As the second wave of LNG supply is about to hit the market in a few years, analysts warn that the industry should avoid cost overruns, for which the first wave of LNG projects became notorious.

The next LNG project boom is set to benefit engineering, procurement and construction (EPC) contractors as it is likely to lead to total capital expenditure—including LNG plant and upstream infrastructure—exceeding US$200 billion between 2019 and 2025, Wood Mackenzie said in April this year, noting that the “LNG boom is back.”

This year began with Exxon and Qatar Petroleum reaching a FID in February to proceed with development of the Golden Pass LNG export project in Sabine Pass, Texas, with investment of over US$10 billion.

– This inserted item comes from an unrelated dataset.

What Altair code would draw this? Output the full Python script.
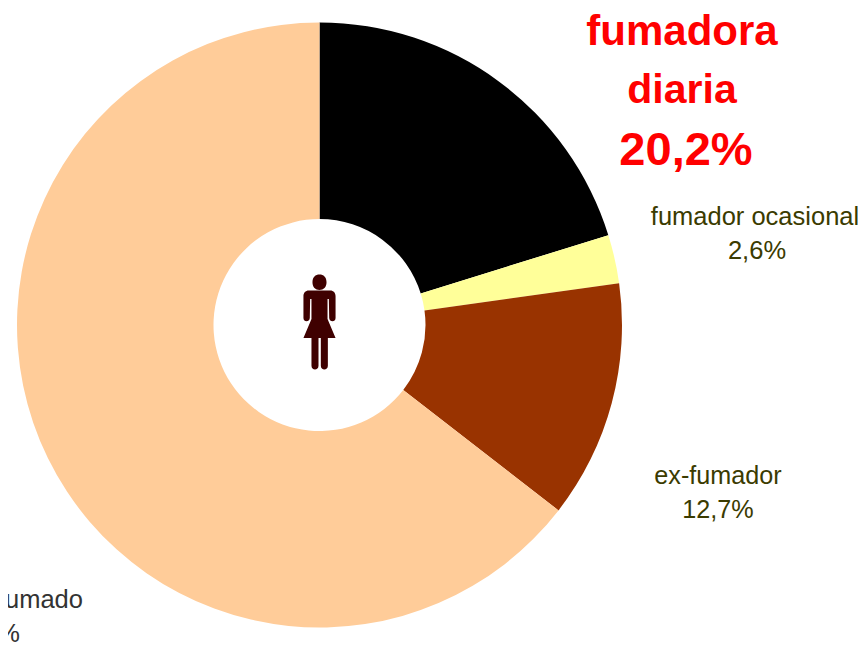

“By moving ahead now, the partners ensure that Golden Pass will be at the forefront of the second wave of US LNG,” Wood Mackenzie said back then, adding that the project kicks off what could be a record year for LNG final investment decisions.

This year is likely to set a record for the number of new project approvals, Michael Stoppard, Vice President and Chief Strategist for Global Gas at IHS Markit, said in March. “The projects first out of the gates seem likely to serve as a “firing pistol” to initiate a new phase of development,” he said, noting that IHS Markit sees LNG demand rising from 320 million tons (mt) in 2018 to 465 mt by the mid-2020s, and exceeding 630 mt by the mid-2030s.

Last month, FIDs continued with Anadarko announcing the FID for the Area 1 Mozambique LNG project, the country’s first onshore LNG development which will initially consist of two LNG trains with total nameplate capacity of 12.88 million tons per annum (mtpa).

Area 1 Mozambique LNG, as well as Mozambique’s Area 4 project, expected to be given the FID by Exxon later this year, would make Africa the leader in LNG greenfield investment this year, with 28 percent of all approved investments in newly sanctioned projects, Rystad Energy says.

Area 1 is the third largest LNG project in terms of greenfield investment this year. The leaders will be Russia’s Arctic LNG and Qatargas LNG—both of which are yet to take FID. According to Rystad Energy estimates, Arctic LNG and Qatargas LNG will have capital investment of US$25.75 billion and US$17.5 billion, respectively.

Earlier this month, Novatek, the proponent of Arctic LNG in Russia, said it had formed the structure of the project’s participants, allowing it to make the FID, expected later this year.

Subsea, onshore, offshore, and surface project contactor TechnipFMC won in June a contract for Anadarko’s Mozambique project, and in July a contract for the Arctic LNG 2 project.

Douglas J. Pferdehirt, chairman and CEO at TechnipFMC, said on the company’s Q2 earnings calllast week, commenting on LNG projects:

“Over the last 18 months, there has been considerable market focus on the LNG wave. The LNG market growth continues to be underpinned by the structural shift toward natural gas as an energy transition fuel, helping to meet the increasing demand for energy while lowering greenhouse gases.”

One major concern among analysts about the new wave of LNG projects is the fear that the industry could repeat the cost overruns and delays from the first wave of the LNG plants, Simon Flowers, Chief Analyst and Chairman for Wood Mackenzie, said in May.

In the previous LNG investment boom, cost overruns averaged 33 percent, while Australian projects saw costs above budgets at 40 percent, Giles Farrer, Research Director, Global Gas and LNG Supply at Wood Mackenzie, wrote in April.

“While Wood Mackenzie does not expect similar increases this time, the potential for operators and contractors to drop the ball on project delivery remains. This risk will only be heightened if more projects go ahead than our base case forecast,” Farrer said.